Dave   Perhaps the only thing Grohl's less concerned about than public perception that he can't control is the reception the latest Foo Fighters album will receive from modern rock radio programmers whose jobs, ultimately, were created by the Nirvana revolution.
  "If we were concerned about that kind of thing we probably would have made a slicker record, with computers, machines and two turntables and a microphone," Grohl says. "But we're not, so we didn't. I think what's going on, and one of the reasons why we don't necessarily fit into a lot of what's happening on the radio, is there's an absence of melody. It's more about the sounds than the songs. It's more about the dynamics than the arrangements. It's more about how huge a song can get rather than if it can go from point a to point b.
  "A lot of songs nowadays are just built on super-basic caveman dynamics. Quiet. Creepy. Grrr! Loud. Quiet. Creepy. Grrr! Loud. Some of it's interesting, but it doesn't seem to challenge anything. No one seems to be challenging the listener anymore."
  Grohl doesn't blame lazy programmers, novelty one-hit wonders or lame Nirvana rip-offs, as much as he does those artists who should know better. The problem, he suggests, springs from alt-rockers who have betrayed the roots of the '80s DIY scene that spawned '90s alt-rock by believing that they can become cartoonish rock stars capable of being rock-and-roll saviors. He's well aware that the Foo Fighters anti-California glamour album will be compared to Hole's Celebrity Skin, the in-love-with-it-all take on falling in love with Malibu and Fleetwood Mac that Cobain's widow Courtney Love released last year. "Yeah," Grohl agrees, then seems to address Love without ever mentioning her by name. "Things have gotten so desperate that all these artists have claimed that they're coming to save rock 'n' roll. That the world needs rock stars to save rock 'n' roll. When in reality, the world needs music to save rock 'n' roll. Everyone was kind of missing the point." "What these people were saying is, 'Kids need a super-hero fucking rock star to look up to and worship like a fucking cartoon character. because that's what rock is all about.' Sure in the '70s you had rock stars who were cartoon characters. Steven Tyler's lips, Mick Jagger's lips, Robert Plant's crotch. But they had music to back it up. "I'm surprised that a lot of the people who seem to have come from maybe the some punk rock background somewhere got it blurred. The rock star was more important than the music. The image was more important than the
 music. The sound was more important than the song. I don't want to come off sounding like a songwriting genius, because I'm not. All I do is make songs we're capable of making. But all our focus is on that not on anything else. People don't know what to believe in because they don't think anything's believable."

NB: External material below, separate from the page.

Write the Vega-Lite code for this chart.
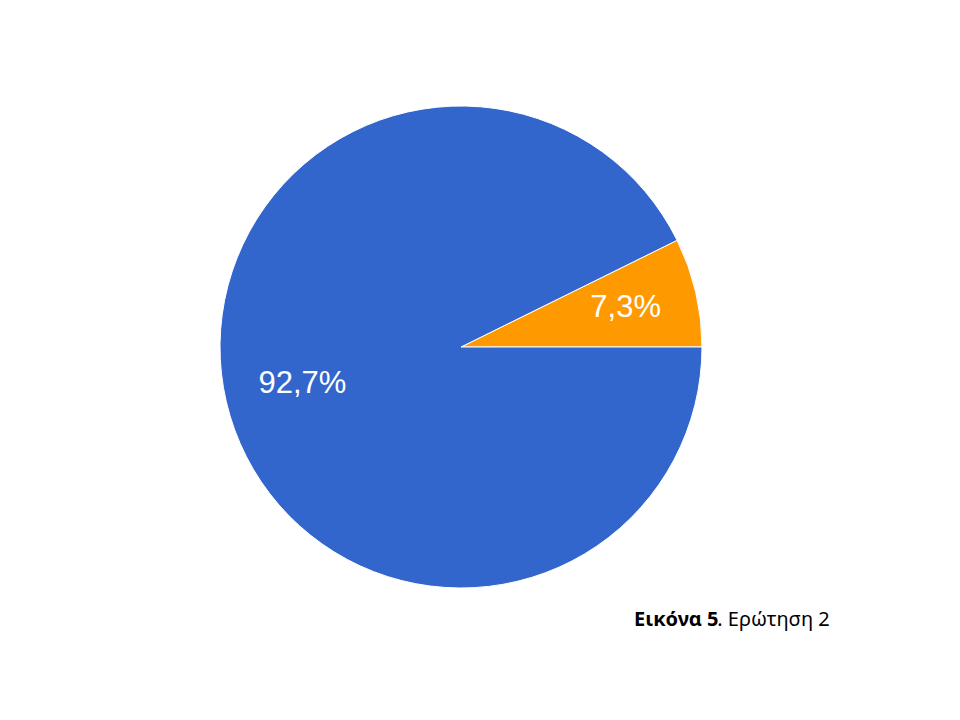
{
  "$schema": "https://vega.github.io/schema/vega-lite/v6.json",
  "width": 922,
  "height": 694,
  "autosize": "none",
  "padding": 0,
  "background": "white",
  "view": {"stroke": null},
  "data": {"values": [
    {"answer": "B", "value": 7.3, "label": "7,3%", "ord": 1},
    {"answer": "A", "value": 92.7, "label": "92,7%", "ord": 2}
  ]},
  "title": {
    "text": "Εικόνα 5",
    "subtitle": "\u200b\u00a0\u00a0\u00a0\u00a0\u00a0\u00a0\u00a0\u00a0\u00a0\u00a0\u00a0\u00a0\u00a0\u00a0\u00a0\u00a0. Ερώτηση 2",
    "anchor": "start",
    "orient": "top",
    "frame": "group",
    "offset": 0,
    "dx": 634,
    "dy": 630,
    "font": "Noto Sans",
    "fontSize": 20,
    "fontWeight": "bold",
    "color": "#000000",
    "subtitleFont": "Noto Sans",
    "subtitleFontSize": 20,
    "subtitleFontWeight": "normal",
    "subtitleColor": "#000000",
    "subtitlePadding": -20
  },
  "encoding": {
    "theta": {"field": "value", "type": "quantitative", "stack": true,
      "scale": {"range": [1.1121, 7.3953]}},
    "order": {"field": "ord", "type": "quantitative"}
  },
  "layer": [
    {
      "mark": {"type": "arc", "outerRadius": 241, "stroke": "white", "strokeWidth": 1},
      "encoding": {
        "color": {"field": "answer", "type": "nominal",
          "scale": {"domain": ["A", "B"], "range": ["#3366cc", "#ff9900"]}, "legend": null}
      }
    },
    {
      "mark": {"type": "text", "radius": 166, "dx": 3, "dy": -1, "font": "Liberation Sans", "fontSize": 31, "fill": "white", "baseline": "middle", "align": "center"},
      "encoding": {"text": {"field": "label"}}
    }
  ]
}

  Indeed, what Grohl's identified is all part of the post-Nirvana fallout, part of the old boss/new boss cultural shift that put a modern rock station in every town but ensured that they'd play nothing but Third Eye Blind and the Goo Goo Dolls, and that allowed millions to hear Johnny Marr's scintillating guitar riff that opens the Smiths' "How Soon Is Now?" only as a Nissan ad.

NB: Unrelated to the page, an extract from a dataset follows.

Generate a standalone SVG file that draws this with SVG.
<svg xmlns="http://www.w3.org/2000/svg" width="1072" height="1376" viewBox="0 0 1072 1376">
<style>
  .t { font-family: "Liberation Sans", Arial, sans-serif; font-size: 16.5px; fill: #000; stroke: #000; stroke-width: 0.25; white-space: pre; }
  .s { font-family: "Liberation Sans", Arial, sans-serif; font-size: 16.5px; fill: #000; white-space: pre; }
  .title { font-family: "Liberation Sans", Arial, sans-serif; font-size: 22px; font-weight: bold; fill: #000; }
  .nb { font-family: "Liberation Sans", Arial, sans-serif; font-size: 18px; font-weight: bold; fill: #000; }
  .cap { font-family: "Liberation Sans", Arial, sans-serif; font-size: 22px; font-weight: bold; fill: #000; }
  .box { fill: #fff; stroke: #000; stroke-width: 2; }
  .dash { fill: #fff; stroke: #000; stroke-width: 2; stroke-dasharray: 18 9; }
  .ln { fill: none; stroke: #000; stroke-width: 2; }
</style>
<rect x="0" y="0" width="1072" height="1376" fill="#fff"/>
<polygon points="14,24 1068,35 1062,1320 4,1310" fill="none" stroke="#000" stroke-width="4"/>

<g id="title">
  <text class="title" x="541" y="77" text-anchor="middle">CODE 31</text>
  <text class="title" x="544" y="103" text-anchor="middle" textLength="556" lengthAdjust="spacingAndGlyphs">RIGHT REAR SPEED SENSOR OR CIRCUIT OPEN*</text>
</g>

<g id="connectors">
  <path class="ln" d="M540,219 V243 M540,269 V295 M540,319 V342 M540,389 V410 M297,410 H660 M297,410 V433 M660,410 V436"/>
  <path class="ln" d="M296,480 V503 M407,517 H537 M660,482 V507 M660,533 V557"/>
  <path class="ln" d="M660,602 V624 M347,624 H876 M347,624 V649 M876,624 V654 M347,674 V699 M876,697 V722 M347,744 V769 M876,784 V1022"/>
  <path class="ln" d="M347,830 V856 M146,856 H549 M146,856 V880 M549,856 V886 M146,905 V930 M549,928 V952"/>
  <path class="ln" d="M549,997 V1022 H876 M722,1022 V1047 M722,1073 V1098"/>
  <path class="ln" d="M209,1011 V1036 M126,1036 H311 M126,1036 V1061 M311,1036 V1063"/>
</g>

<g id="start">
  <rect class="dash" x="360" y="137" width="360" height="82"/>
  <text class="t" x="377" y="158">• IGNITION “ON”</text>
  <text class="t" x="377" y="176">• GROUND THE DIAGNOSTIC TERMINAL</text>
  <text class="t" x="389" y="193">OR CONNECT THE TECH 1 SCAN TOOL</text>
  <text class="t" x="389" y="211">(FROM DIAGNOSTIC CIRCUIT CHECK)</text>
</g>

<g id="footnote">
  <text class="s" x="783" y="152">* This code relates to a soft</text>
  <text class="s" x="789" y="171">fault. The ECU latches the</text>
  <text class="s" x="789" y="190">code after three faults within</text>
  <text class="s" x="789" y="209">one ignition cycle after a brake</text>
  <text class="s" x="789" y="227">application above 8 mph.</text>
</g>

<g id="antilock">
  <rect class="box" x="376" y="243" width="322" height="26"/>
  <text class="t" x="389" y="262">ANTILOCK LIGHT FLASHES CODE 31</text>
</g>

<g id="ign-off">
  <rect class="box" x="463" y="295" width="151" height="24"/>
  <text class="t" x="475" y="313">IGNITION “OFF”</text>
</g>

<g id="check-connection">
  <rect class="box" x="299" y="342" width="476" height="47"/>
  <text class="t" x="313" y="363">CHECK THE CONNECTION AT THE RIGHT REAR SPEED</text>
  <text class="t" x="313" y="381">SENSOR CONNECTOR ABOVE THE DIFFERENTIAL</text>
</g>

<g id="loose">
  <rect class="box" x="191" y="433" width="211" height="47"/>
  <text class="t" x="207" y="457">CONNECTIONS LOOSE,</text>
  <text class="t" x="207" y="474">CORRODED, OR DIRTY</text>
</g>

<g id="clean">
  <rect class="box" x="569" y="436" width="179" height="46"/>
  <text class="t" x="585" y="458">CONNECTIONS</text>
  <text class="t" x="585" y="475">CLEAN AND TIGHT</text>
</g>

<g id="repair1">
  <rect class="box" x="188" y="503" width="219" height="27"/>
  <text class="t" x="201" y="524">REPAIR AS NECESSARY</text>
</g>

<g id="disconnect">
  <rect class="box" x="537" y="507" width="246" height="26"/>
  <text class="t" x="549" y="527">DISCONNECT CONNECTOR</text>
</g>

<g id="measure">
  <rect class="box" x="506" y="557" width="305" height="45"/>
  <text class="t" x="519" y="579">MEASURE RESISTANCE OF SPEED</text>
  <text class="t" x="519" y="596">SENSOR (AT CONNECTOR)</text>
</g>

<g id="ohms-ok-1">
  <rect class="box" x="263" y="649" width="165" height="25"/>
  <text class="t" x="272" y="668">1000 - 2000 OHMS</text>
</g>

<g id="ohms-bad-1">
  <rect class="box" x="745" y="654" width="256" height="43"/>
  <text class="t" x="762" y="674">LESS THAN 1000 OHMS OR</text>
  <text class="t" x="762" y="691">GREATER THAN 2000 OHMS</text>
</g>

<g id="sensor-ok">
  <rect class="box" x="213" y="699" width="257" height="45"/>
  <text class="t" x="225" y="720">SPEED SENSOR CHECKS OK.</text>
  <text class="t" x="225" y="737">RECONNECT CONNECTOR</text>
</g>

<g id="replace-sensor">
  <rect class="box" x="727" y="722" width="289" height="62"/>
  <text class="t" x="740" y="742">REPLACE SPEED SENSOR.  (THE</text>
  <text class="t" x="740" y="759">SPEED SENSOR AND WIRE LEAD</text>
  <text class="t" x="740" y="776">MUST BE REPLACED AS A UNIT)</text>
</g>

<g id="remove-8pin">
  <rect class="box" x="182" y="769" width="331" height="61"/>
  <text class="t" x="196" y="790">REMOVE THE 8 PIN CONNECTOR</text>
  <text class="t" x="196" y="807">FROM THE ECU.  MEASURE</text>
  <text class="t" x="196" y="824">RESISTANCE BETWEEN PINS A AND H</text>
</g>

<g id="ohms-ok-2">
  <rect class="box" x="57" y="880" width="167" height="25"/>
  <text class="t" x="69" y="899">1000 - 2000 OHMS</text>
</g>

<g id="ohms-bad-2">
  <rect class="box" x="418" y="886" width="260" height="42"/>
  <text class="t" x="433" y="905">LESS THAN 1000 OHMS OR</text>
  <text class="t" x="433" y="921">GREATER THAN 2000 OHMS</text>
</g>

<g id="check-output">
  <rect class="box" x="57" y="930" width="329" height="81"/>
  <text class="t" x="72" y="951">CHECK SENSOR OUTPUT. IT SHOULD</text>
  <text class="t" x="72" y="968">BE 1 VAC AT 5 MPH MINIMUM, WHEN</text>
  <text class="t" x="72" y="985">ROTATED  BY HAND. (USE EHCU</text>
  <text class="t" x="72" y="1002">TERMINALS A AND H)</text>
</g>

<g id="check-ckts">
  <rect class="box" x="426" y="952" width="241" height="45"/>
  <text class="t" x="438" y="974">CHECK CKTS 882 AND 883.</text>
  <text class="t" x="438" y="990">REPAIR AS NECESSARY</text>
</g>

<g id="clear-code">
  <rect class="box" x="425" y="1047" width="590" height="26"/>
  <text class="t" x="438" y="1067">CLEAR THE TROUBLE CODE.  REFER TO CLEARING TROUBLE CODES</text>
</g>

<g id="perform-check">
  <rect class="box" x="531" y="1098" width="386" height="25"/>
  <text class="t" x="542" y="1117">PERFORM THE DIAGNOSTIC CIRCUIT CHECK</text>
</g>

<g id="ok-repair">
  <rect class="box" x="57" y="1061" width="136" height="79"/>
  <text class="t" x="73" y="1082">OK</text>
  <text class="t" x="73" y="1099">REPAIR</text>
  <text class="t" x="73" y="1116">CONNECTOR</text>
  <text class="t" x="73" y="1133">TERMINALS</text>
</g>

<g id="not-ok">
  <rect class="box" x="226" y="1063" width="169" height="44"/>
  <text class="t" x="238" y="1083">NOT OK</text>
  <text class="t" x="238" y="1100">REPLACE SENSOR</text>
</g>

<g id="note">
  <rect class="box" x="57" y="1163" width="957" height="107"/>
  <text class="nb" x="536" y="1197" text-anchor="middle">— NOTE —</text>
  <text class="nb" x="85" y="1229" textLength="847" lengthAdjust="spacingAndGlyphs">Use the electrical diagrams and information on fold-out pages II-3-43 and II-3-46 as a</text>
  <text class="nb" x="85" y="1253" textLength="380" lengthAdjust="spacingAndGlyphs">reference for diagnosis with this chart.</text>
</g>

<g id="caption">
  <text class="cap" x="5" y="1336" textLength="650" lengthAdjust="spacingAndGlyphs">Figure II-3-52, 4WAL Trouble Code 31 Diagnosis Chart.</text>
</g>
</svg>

  If Nirvana and Cobain kicked down that door, Cobain didn't like what he saw inside. His death presaged the mainstreaming of alternative but left the new youth culture Nirvana created leaderless, and with an authenticity void exceedingly vulnerable to being hijacked by whining one-hit dullards or superstar hype machines like Love. Would these issues exist if Cobain had lived to provide a different example?
  "If he were around? I don't know. That's a weird question to answer," Grohl says. "But I still feel the same, if not angrier. I mean, when we were young, in the mid-'80s, we were singing and screaming about our hate for superficial things, right? I'm angrier now, probably more so than I was then. I don't think I could ever do the rock star thing. It would just be too strange. It seems like that movie Sybil. How on earth could you walk on stage and be someone else and not lose your fucking mind? How could you look in the mirror and see someone else?"
  Now, looking at himself as a single suburbanite, with his acre-and-a-half Alexandria home, Grohl looks and the mirror and, for once, likes what he sees. He's a songwriter secure enough with himself to believe in his experiments, whose insecurities keep him humble and unassuming, and who draws out his thoughtful, introspective side simply without thinking about it too much.
  "I think with the last record we were scared to do something like this because we still felt like we were supposed to be a hardcore band or a punk-rock band, or loud and crazy. At least I did. I wasn't comfortable enough as a vocalist or guitarist to dive into that yet," Grohl says. "One of the things about this record that I hear is we're comfortable doing those things. Before they might have sounded forced. They may have sounded like a garage band or a punk-rock band trying to write ballads and trying to pull them off.
  "Now, it's just, 'Fuck it.' I don't give a shit. I know we can do it. The three of us can do fucking anything we want. We really can. We can do fucking Yes covers, or we can do an Angry Samoans cover. And that's what's wrong with rock 'n' roll. No one has that range anymore. I really believe we can make any kind of record that we want. We could go out and make a drum 'n' bass record. We could go make a metal record. For sure we could make a metal record! We could make a record way poppier than this if we wanted to. It's up to us to decide which direction we want to go in."